Notes for Ma221, Lecture 2, Aug 31 2010

Goals: Floating point arithmetic
       Roundoff error analysis with
          problem of evaluating a polynomial
       Start matrix and vector norms

Example: Recall plot of  (x-2)^13, evaluated 2 ways:
       as (x-2)^13 - smooth, monotonic curve, as expected
       as x^13 - 26*x^12 + ... - 8192, with Horner's rule:
           for x in the range [1.8,2.3], basically get random numbers 
           in the range [-1e-8,1e-8]
       why the big difference? need to understand floating point arithmetic

Floating Point - how real numbers represented in computer

   Long ago, computers did floating point in many different ways,
     making it hard to understand bugs and write portable code.
     Fortunately Prof. Kahan led an IEEE standards committee that
     convinced all the computer manufacturers to agree on one way
     to do it, called the IEEE Floating Point Standard, for which
     he won the Turing Award. This was in in 1985, the standard was
     recently updated in 2008. See his web page for much more information:
       www.cs.berkeley.edu/~wkahan
   Scientific Notation:
      +- d.ddd x radix^e
   Floating point usually uses radix=2 (10 sometimes, 16 historically)
      so you need to store sign bit (+-), exponent (e), and mantissa (d.ddd).
      The #digits, exponent range are limited, to fit into 32 bits, 64 bits, etc.
   Normalized:  use 3.1000e0 not  0.0031e3 - (leading digits nonzero)
      normalization gives uniqueness of representations 
   Def: rnd(x) = nearest floating point number to x 
   Relative Representation Error (RRE):  | x - rnd(x) | / | rnd(x) |
   Maximum Relative Representation Error  = max_x  RRE(x)
    aka machine epsilon, macheps, 
       = half distance from 1 to next larger number 1+radix^(1-p)
       = .5 * radix^(1-p) = | (1+.5*radix^(1-p)) - 1 | / 1
       = 2^(-p) in binary
    Note: eps in Matlab = 2^(-52) =  2*macheps
   Roundoff error model, provided no over/underflow
      fl(a op b) = (a op b)(1 + delta),   |delta| <= macheps
         where op may be add, subtract, multiply or divide
      Use throughout course, all you need for most algorithms
      true for complex arithmetic (see Q 1.12 for details, use bigger macheps)
   IEEE single(S)/double(D)/quad (Q) formats : radix = 2
      S: 1+8+23 bits, -126 <= e <= 127, p = 24, MRRE = 2^(-24) ~ 6e-8
           overflow threshold (OV) ~  2^128 ~ 1e38, 
           underflow threshold (UN) = 2^(-126) ~ 1e-38
      D: 1+11+52 bits, -1022 <= e <= 123, p=53, MRRE = 2^(-53) ~ 1e-16
           OV ~  2^1024 ~ 1e308, 
           UN = 2^(-1022) ~ 1e-308
      Q: 1+15+112 bits, -16382 <= e <= 16383, MRRE = 2^(-113) ~ 1e-36
           OV ~  2^16384 ~ 1e11356,
           UN = 2^(-16382) ~ 1e-11356
   Note: S and D available in hardware in most platforms,
         Q usually in software (added to 2008 standard)
         E(xtended), an 80-bit format on Intel x86 architectures, was
            in old IEEE standard from 1985, now deprecated
         higher available via software simulation
           (see ARPREC, GMP on web page)
         2008 standard also added decimal arithmetic (for Excel...)

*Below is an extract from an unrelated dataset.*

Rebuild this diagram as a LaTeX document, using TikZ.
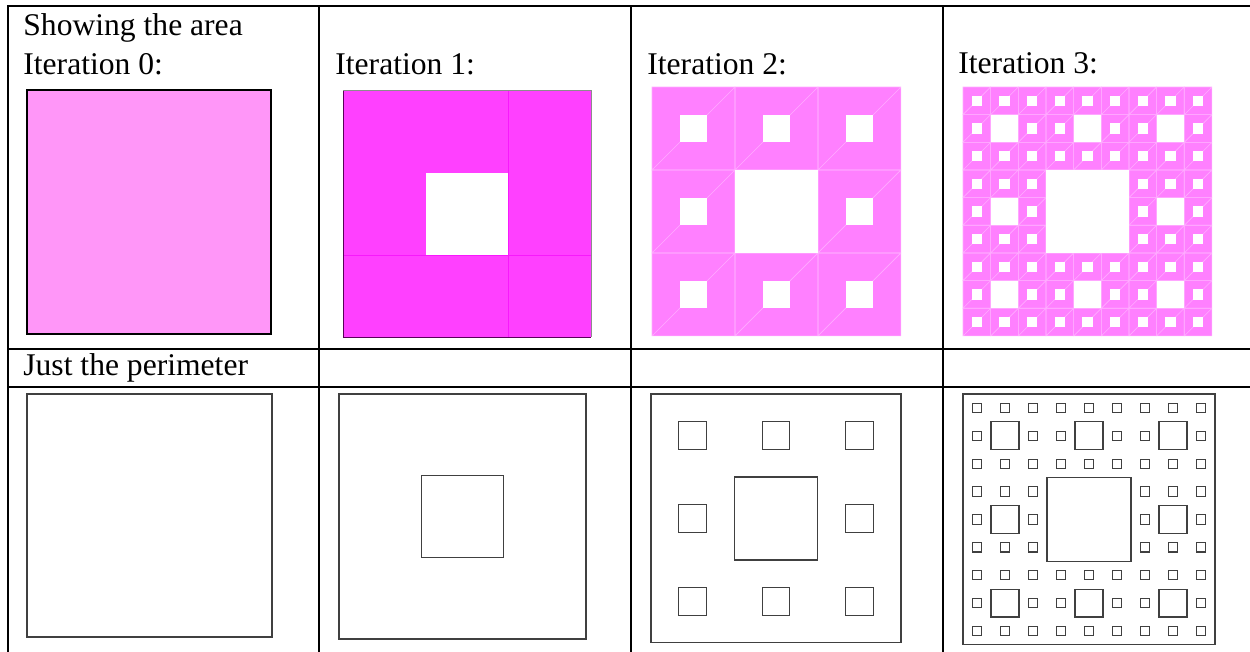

That's enough for now to understand the plot of (x-2)^13, but more 
about floating point later.

  Analyze Horner for p(x)
     full expression
            p = sum_{i=0 to d} a_i x^i
            p   = a_d, for i=d-1:-1:0, p   =  x*p       + a_i
            p_d = a_d, for i=d-1:-1:0, p_i =  x*p_{i+1} + a_i
            p_d = a_d, for i=d-1:-1:0, p_i = [x*p_{i+1}*(1+d_i) + a_i]*(1+d'_i)
                     where |d_i| <= macheps and |d'_i| <= macheps
            p_0 = sum_{i=0:d-1} [(1+d'_i)*prod_{j=0:i-1}(1+d_j)*(1+d'_j)*a_i*x^i
                  + prod_{j=0:d-1} (1+d_j)*(1_d'_j)*a_d*x^d
                = sum_{i=0:d-1} [product of 2i+1 terms like 1+d] a_i*x^i
                  + [product of 2d terms like (1+d)] a_d*x^d

     In words: Horner is backward stable: you get exact value of polynomial
        q(x) at x but with slightly changed coefficients

     how to simplify to get error bound
           prod_{i=1:n} (1 + delta_i)
              <= prod_{i=1:n} (1 + eps)
               = 1 + n*eps + O(eps^2)  ...  usually ignore (eps^2)
              <= 1 + n*eps/(1-n*eps)  if n*eps < 1 ... (lemma left to students)
       similarly
           prod_{i=1:n} (1 + delta_i)
              >= prod_{i=1:n} (1 - eps)
               = 1 - n*eps + O(eps^2)  ...  usually ignore (eps^2)
              >= 1 - n*eps/(1-n*eps)  if n*eps < 1 ... (lemma left to students)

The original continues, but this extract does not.